**** Supplied data ****

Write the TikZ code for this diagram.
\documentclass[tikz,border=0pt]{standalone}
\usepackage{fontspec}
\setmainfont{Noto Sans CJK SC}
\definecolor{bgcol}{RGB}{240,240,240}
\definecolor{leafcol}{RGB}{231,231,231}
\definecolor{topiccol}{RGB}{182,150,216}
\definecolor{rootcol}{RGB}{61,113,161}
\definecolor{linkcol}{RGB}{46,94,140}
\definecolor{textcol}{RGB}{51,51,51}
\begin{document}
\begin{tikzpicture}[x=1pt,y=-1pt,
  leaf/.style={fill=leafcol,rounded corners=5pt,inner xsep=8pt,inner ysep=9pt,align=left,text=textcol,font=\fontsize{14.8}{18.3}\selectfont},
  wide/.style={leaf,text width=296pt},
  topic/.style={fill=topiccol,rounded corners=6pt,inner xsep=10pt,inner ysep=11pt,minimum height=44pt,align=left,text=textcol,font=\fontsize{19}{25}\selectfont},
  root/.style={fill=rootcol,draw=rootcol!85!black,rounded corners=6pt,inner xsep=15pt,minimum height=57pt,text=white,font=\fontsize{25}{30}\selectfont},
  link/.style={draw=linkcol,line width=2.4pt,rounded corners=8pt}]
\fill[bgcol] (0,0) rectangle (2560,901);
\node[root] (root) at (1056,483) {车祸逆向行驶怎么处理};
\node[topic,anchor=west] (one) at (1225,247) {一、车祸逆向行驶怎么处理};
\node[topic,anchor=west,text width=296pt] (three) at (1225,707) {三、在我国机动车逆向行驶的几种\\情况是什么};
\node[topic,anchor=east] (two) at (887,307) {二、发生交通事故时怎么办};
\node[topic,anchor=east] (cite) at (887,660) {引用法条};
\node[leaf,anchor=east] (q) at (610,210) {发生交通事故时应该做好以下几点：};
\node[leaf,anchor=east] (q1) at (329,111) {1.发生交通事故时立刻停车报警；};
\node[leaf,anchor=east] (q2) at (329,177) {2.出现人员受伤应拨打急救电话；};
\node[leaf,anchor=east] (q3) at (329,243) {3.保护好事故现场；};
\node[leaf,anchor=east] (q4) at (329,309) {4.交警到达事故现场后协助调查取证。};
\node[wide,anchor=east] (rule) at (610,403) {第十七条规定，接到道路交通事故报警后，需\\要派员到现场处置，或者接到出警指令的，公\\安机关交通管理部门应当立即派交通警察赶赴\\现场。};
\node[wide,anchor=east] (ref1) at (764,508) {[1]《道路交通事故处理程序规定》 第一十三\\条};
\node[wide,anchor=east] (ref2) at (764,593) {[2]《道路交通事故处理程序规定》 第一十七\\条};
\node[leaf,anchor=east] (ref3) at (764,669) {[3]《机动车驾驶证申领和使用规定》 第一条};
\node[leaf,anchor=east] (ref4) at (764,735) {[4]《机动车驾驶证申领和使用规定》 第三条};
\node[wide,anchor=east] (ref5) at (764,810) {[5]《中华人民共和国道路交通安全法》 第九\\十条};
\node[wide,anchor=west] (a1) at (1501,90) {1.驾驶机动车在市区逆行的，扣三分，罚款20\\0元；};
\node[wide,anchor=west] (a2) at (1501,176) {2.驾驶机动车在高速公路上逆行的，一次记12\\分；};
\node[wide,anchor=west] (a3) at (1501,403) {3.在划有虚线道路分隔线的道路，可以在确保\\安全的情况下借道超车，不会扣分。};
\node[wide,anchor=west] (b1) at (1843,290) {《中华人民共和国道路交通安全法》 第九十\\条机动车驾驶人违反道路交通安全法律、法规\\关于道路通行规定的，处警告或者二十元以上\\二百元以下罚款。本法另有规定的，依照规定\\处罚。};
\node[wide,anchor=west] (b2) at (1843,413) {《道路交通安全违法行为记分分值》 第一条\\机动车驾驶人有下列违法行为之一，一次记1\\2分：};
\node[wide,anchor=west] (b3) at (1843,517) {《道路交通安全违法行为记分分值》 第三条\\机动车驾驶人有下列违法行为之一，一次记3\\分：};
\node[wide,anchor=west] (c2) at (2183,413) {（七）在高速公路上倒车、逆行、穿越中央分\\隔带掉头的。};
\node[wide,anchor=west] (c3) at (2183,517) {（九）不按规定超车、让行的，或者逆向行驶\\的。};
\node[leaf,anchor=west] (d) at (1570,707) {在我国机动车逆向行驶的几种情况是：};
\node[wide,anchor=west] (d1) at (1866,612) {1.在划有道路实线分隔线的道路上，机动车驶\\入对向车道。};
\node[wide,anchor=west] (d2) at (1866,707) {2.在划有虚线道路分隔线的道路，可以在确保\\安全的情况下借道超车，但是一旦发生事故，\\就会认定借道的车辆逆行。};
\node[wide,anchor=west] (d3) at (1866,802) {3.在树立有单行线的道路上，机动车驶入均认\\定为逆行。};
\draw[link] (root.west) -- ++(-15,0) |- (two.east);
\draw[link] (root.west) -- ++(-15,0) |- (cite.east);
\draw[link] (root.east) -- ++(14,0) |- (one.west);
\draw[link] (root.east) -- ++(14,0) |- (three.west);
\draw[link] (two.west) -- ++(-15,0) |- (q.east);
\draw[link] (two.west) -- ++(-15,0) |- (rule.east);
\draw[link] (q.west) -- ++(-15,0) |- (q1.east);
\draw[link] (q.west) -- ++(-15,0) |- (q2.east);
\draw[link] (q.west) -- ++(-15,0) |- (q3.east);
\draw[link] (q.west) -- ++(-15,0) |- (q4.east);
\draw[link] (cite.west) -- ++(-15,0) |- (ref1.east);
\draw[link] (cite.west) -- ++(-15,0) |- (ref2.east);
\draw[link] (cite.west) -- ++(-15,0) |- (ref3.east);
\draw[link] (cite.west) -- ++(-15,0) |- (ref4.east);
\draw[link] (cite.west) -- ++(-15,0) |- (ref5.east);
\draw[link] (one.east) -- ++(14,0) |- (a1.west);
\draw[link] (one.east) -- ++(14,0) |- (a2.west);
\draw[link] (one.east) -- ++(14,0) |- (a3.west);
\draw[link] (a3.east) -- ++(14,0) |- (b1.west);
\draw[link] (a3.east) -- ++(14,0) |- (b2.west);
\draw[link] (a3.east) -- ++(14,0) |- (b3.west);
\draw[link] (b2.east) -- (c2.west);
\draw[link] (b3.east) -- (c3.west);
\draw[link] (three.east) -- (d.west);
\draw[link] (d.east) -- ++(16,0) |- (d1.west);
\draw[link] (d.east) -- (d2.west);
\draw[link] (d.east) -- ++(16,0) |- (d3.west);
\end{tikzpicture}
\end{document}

****

What needs to be done: Write every line of the material above again, exactly.

Solution to this task:
Write the TikZ code for this diagram.
\documentclass[tikz,border=0pt]{standalone}
\usepackage{fontspec}
\setmainfont{Noto Sans CJK SC}
\definecolor{bgcol}{RGB}{240,240,240}
\definecolor{leafcol}{RGB}{231,231,231}
\definecolor{topiccol}{RGB}{182,150,216}
\definecolor{rootcol}{RGB}{61,113,161}
\definecolor{linkcol}{RGB}{46,94,140}
\definecolor{textcol}{RGB}{51,51,51}
\begin{document}
\begin{tikzpicture}[x=1pt,y=-1pt,
  leaf/.style={fill=leafcol,rounded corners=5pt,inner xsep=8pt,inner ysep=9pt,align=left,text=textcol,font=\fontsize{14.8}{18.3}\selectfont},
  wide/.style={leaf,text width=296pt},
  topic/.style={fill=topiccol,rounded corners=6pt,inner xsep=10pt,inner ysep=11pt,minimum height=44pt,align=left,text=textcol,font=\fontsize{19}{25}\selectfont},
  root/.style={fill=rootcol,draw=rootcol!85!black,rounded corners=6pt,inner xsep=15pt,minimum height=57pt,text=white,font=\fontsize{25}{30}\selectfont},
  link/.style={draw=linkcol,line width=2.4pt,rounded corners=8pt}]
\fill[bgcol] (0,0) rectangle (2560,901);
\node[root] (root) at (1056,483) {车祸逆向行驶怎么处理};
\node[topic,anchor=west] (one) at (1225,247) {一、车祸逆向行驶怎么处理};
\node[topic,anchor=west,text width=296pt] (three) at (1225,707) {三、在我国机动车逆向行驶的几种\\情况是什么};
\node[topic,anchor=east] (two) at (887,307) {二、发生交通事故时怎么办};
\node[topic,anchor=east] (cite) at (887,660) {引用法条};
\node[leaf,anchor=east] (q) at (610,210) {发生交通事故时应该做好以下几点：};
\node[leaf,anchor=east] (q1) at (329,111) {1.发生交通事故时立刻停车报警；};
\node[leaf,anchor=east] (q2) at (329,177) {2.出现人员受伤应拨打急救电话；};
\node[leaf,anchor=east] (q3) at (329,243) {3.保护好事故现场；};
\node[leaf,anchor=east] (q4) at (329,309) {4.交警到达事故现场后协助调查取证。};
\node[wide,anchor=east] (rule) at (610,403) {第十七条规定，接到道路交通事故报警后，需\\要派员到现场处置，或者接到出警指令的，公\\安机关交通管理部门应当立即派交通警察赶赴\\现场。};
\node[wide,anchor=east] (ref1) at (764,508) {[1]《道路交通事故处理程序规定》 第一十三\\条};
\node[wide,anchor=east] (ref2) at (764,593) {[2]《道路交通事故处理程序规定》 第一十七\\条};
\node[leaf,anchor=east] (ref3) at (764,669) {[3]《机动车驾驶证申领和使用规定》 第一条};
\node[leaf,anchor=east] (ref4) at (764,735) {[4]《机动车驾驶证申领和使用规定》 第三条};
\node[wide,anchor=east] (ref5) at (764,810) {[5]《中华人民共和国道路交通安全法》 第九\\十条};
\node[wide,anchor=west] (a1) at (1501,90) {1.驾驶机动车在市区逆行的，扣三分，罚款20\\0元；};
\node[wide,anchor=west] (a2) at (1501,176) {2.驾驶机动车在高速公路上逆行的，一次记12\\分；};
\node[wide,anchor=west] (a3) at (1501,403) {3.在划有虚线道路分隔线的道路，可以在确保\\安全的情况下借道超车，不会扣分。};
\node[wide,anchor=west] (b1) at (1843,290) {《中华人民共和国道路交通安全法》 第九十\\条机动车驾驶人违反道路交通安全法律、法规\\关于道路通行规定的，处警告或者二十元以上\\二百元以下罚款。本法另有规定的，依照规定\\处罚。};
\node[wide,anchor=west] (b2) at (1843,413) {《道路交通安全违法行为记分分值》 第一条\\机动车驾驶人有下列违法行为之一，一次记1\\2分：};
\node[wide,anchor=west] (b3) at (1843,517) {《道路交通安全违法行为记分分值》 第三条\\机动车驾驶人有下列违法行为之一，一次记3\\分：};
\node[wide,anchor=west] (c2) at (2183,413) {（七）在高速公路上倒车、逆行、穿越中央分\\隔带掉头的。};
\node[wide,anchor=west] (c3) at (2183,517) {（九）不按规定超车、让行的，或者逆向行驶\\的。};
\node[leaf,anchor=west] (d) at (1570,707) {在我国机动车逆向行驶的几种情况是：};
\node[wide,anchor=west] (d1) at (1866,612) {1.在划有道路实线分隔线的道路上，机动车驶\\入对向车道。};
\node[wide,anchor=west] (d2) at (1866,707) {2.在划有虚线道路分隔线的道路，可以在确保\\安全的情况下借道超车，但是一旦发生事故，\\就会认定借道的车辆逆行。};
\node[wide,anchor=west] (d3) at (1866,802) {3.在树立有单行线的道路上，机动车驶入均认\\定为逆行。};
\draw[link] (root.west) -- ++(-15,0) |- (two.east);
\draw[link] (root.west) -- ++(-15,0) |- (cite.east);
\draw[link] (root.east) -- ++(14,0) |- (one.west);
\draw[link] (root.east) -- ++(14,0) |- (three.west);
\draw[link] (two.west) -- ++(-15,0) |- (q.east);
\draw[link] (two.west) -- ++(-15,0) |- (rule.east);
\draw[link] (q.west) -- ++(-15,0) |- (q1.east);
\draw[link] (q.west) -- ++(-15,0) |- (q2.east);
\draw[link] (q.west) -- ++(-15,0) |- (q3.east);
\draw[link] (q.west) -- ++(-15,0) |- (q4.east);
\draw[link] (cite.west) -- ++(-15,0) |- (ref1.east);
\draw[link] (cite.west) -- ++(-15,0) |- (ref2.east);
\draw[link] (cite.west) -- ++(-15,0) |- (ref3.east);
\draw[link] (cite.west) -- ++(-15,0) |- (ref4.east);
\draw[link] (cite.west) -- ++(-15,0) |- (ref5.east);
\draw[link] (one.east) -- ++(14,0) |- (a1.west);
\draw[link] (one.east) -- ++(14,0) |- (a2.west);
\draw[link] (one.east) -- ++(14,0) |- (a3.west);
\draw[link] (a3.east) -- ++(14,0) |- (b1.west);
\draw[link] (a3.east) -- ++(14,0) |- (b2.west);
\draw[link] (a3.east) -- ++(14,0) |- (b3.west);
\draw[link] (b2.east) -- (c2.west);
\draw[link] (b3.east) -- (c3.west);
\draw[link] (three.east) -- (d.west);
\draw[link] (d.east) -- ++(16,0) |- (d1.west);
\draw[link] (d.east) -- (d2.west);
\draw[link] (d.east) -- ++(16,0) |- (d3.west);
\end{tikzpicture}
\end{document}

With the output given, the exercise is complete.